Thursday 1 April 2010

UNSPEAKABLY NORSK THING - FIRST SKIER


So who was she?

We don’t know her name of course, and it’s true, she could have been a man, but there’s a fifty-fifty chance, I’d say, she was a woman. Still, the oldest evidence of a skier is known as ‘The Rodøy Man’, a 4000 year old rock carving of a human skiing. So, the first skier was probably a Norwegian of one sex or the other. Prior to this earth-bound person, we have to resort to Norse mythology where there was both a God of skiing, Ull, and a Goddess of skiing, Skade. Skade, being female, was obviously a multi-tasker so covered hunting as well.

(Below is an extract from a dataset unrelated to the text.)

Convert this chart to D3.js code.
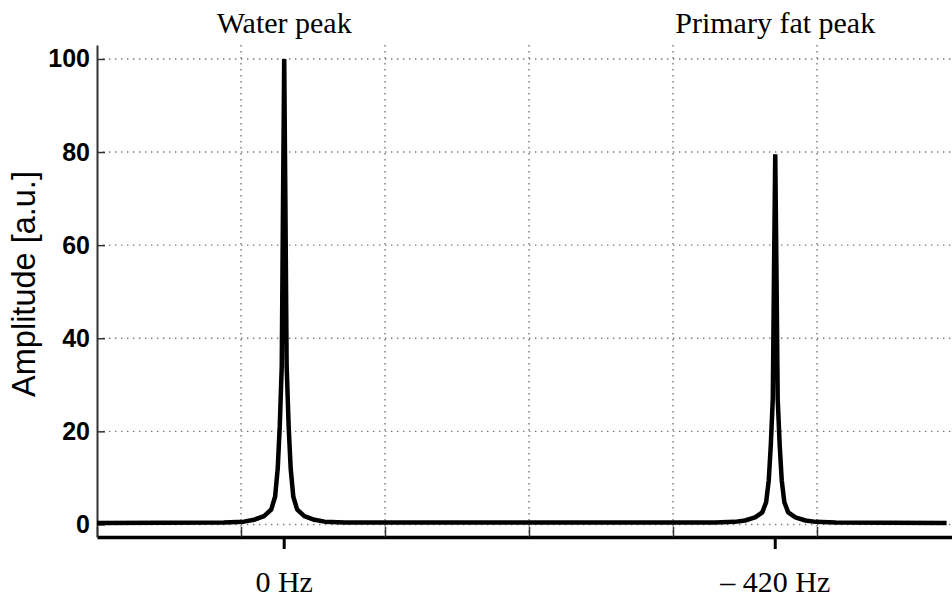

The second famous human skier, a kind of pioneer of the sport , was indeed a man, Sondre Norheim. In the middle of the 19th century, Sondre was an eccentric young farmer from the remote hamlet of Morgedal in the Telemark region of Norway. Until relatively recently, some areas of Telemark were impenetrable except on skis, so naturally, anyone who lived around there needed planks attached to their feet to go about their daily business. Sondre thought he might as well liven things up by making the pedestrian irritations of Telemark farming into a fun-filled sport. He invented a ski binding firm enough to give the foot some control over the ski, and then he got out his Swiss Army knife and experimented with the shape of the ski itself.

Being a young lad, he wanted to ‘take air’ and generally ponce about in the manner of present-day snow-boarders. He and his mates came up with new ways of turning, stopping, and landing from airborne flights off rooftops. (You can just imagine all their Mums, up to their waists in snow having rushed out from cooking an elk’s leg over the fire, going, ‘I’ve told you before, it’ll all end in tears. Can’t you do something useful around here? I don’t know...these boys....when will they ever grow up?) By 1868, Sondre and his pals had grown up and skied the 112 miles to Christiania (Oslo) just to show off.

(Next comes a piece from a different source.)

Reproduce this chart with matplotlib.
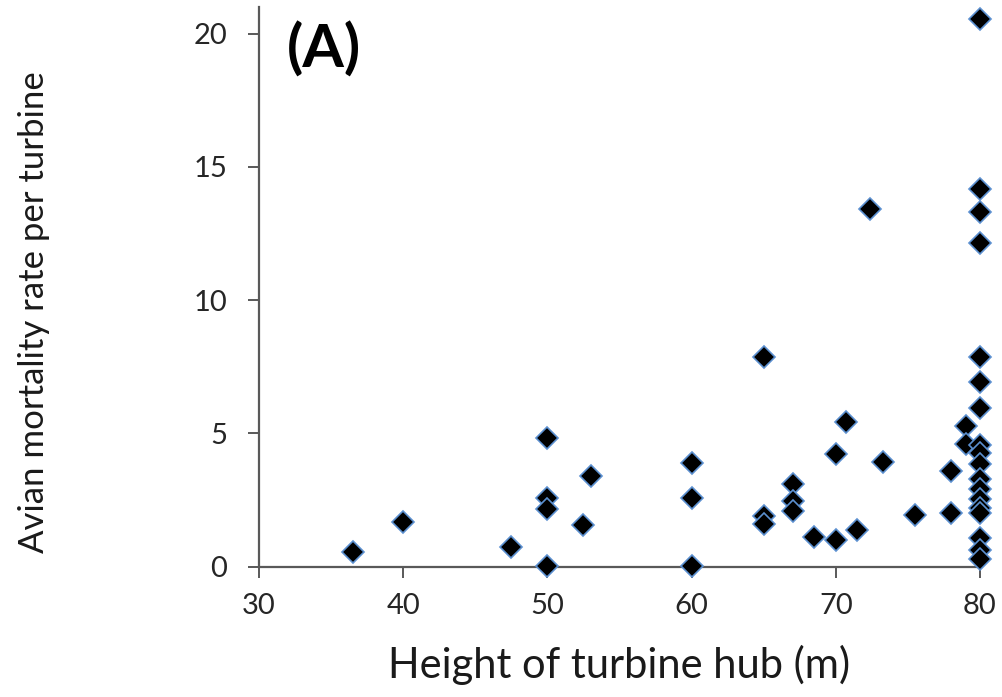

It was a triumph. Crowds of posh folk in Christiania turned out to watch the ‘peasant’ skiers and applaud their skill. The city-dwellers had never seen anything like it, and instantly appreciated how much fun could be derived from this crazy-mad-peasant behaviour. Before long the Telemark skiers had established the world’s first ski school in Oslo, and a huge ski-jumping competition at Husaby on the edge of the city.

If Sondre Norheim had been a farmer back in the Middle Ages, he would probably have used one ski that was almost 3 metres long, while the other was a shorter one covered with animal skins to allow him to go uphill. Not that cool. By 1700 he’d be on skis that were the same length, but he’d have been way too busy avoiding starvation to bother making all this gear into anything resembling a sport. Luckily he was born at the right time, just when the population was in need of a bit of a laugh. He ended up moving to America and living very quietly on a farm where nobody knew anything about his importance in the history of skiing.

There’s been a revival of interest in Telemark skiing in recent years. Originally just one pole was used and occasionally I have seen purists skiing like this. I cannot begin to express my admiration....apart from the fact they wear great clothes, Telemark is exceptionally difficult and even harder on the old knees than normal skiing.

But it is quite the most elegant sport I ever saw.